-- Start --
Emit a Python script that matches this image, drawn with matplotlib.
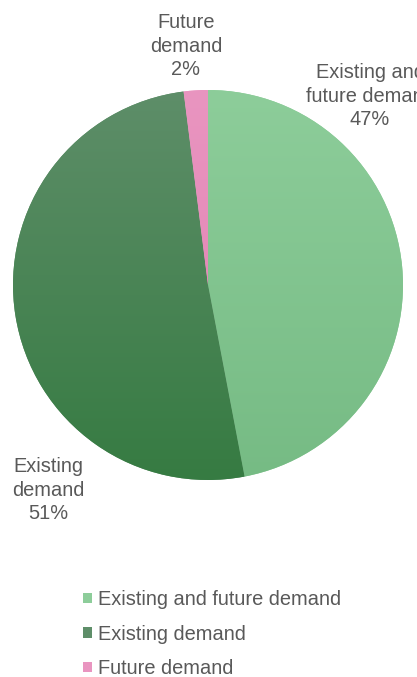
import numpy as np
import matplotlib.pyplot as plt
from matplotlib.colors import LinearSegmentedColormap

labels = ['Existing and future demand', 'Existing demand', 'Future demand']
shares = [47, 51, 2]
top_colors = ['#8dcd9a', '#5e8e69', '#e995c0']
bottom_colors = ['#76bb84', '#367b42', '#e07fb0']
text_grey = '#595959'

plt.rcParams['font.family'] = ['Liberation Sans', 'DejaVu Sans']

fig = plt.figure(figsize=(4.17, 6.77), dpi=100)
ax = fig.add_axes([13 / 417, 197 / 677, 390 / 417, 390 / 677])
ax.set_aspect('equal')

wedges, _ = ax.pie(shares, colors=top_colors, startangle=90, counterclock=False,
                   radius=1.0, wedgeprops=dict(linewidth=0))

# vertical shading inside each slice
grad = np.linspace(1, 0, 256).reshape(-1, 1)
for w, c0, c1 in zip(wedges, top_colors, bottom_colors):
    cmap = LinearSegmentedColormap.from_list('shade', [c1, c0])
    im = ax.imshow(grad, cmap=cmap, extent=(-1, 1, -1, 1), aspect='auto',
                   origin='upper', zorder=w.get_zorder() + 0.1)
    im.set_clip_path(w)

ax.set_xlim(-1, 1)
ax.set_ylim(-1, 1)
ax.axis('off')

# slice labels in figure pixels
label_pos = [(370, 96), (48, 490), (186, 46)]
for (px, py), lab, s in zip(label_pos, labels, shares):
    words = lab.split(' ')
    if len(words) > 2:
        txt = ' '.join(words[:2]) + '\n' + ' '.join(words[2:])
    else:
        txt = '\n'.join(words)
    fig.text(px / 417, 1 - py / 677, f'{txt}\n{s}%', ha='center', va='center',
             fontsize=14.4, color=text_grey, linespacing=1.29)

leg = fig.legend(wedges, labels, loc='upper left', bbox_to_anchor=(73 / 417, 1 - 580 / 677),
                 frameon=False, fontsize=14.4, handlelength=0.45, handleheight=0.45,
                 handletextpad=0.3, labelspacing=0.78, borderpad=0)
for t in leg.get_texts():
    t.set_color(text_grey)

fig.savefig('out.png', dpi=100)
-- End --
[AIM] Go through the listing above and quote it exactly, apart from its images.

[ANSWER TO THIS PROBLEM]
Emit a Python script that matches this image, drawn with matplotlib.
import numpy as np
import matplotlib.pyplot as plt
from matplotlib.colors import LinearSegmentedColormap

labels = ['Existing and future demand', 'Existing demand', 'Future demand']
shares = [47, 51, 2]
top_colors = ['#8dcd9a', '#5e8e69', '#e995c0']
bottom_colors = ['#76bb84', '#367b42', '#e07fb0']
text_grey = '#595959'

plt.rcParams['font.family'] = ['Liberation Sans', 'DejaVu Sans']

fig = plt.figure(figsize=(4.17, 6.77), dpi=100)
ax = fig.add_axes([13 / 417, 197 / 677, 390 / 417, 390 / 677])
ax.set_aspect('equal')

wedges, _ = ax.pie(shares, colors=top_colors, startangle=90, counterclock=False,
                   radius=1.0, wedgeprops=dict(linewidth=0))

# vertical shading inside each slice
grad = np.linspace(1, 0, 256).reshape(-1, 1)
for w, c0, c1 in zip(wedges, top_colors, bottom_colors):
    cmap = LinearSegmentedColormap.from_list('shade', [c1, c0])
    im = ax.imshow(grad, cmap=cmap, extent=(-1, 1, -1, 1), aspect='auto',
                   origin='upper', zorder=w.get_zorder() + 0.1)
    im.set_clip_path(w)

ax.set_xlim(-1, 1)
ax.set_ylim(-1, 1)
ax.axis('off')

# slice labels in figure pixels
label_pos = [(370, 96), (48, 490), (186, 46)]
for (px, py), lab, s in zip(label_pos, labels, shares):
    words = lab.split(' ')
    if len(words) > 2:
        txt = ' '.join(words[:2]) + '\n' + ' '.join(words[2:])
    else:
        txt = '\n'.join(words)
    fig.text(px / 417, 1 - py / 677, f'{txt}\n{s}%', ha='center', va='center',
             fontsize=14.4, color=text_grey, linespacing=1.29)

leg = fig.legend(wedges, labels, loc='upper left', bbox_to_anchor=(73 / 417, 1 - 580 / 677),
                 frameon=False, fontsize=14.4, handlelength=0.45, handleheight=0.45,
                 handletextpad=0.3, labelspacing=0.78, borderpad=0)
for t in leg.get_texts():
    t.set_color(text_grey)

fig.savefig('out.png', dpi=100)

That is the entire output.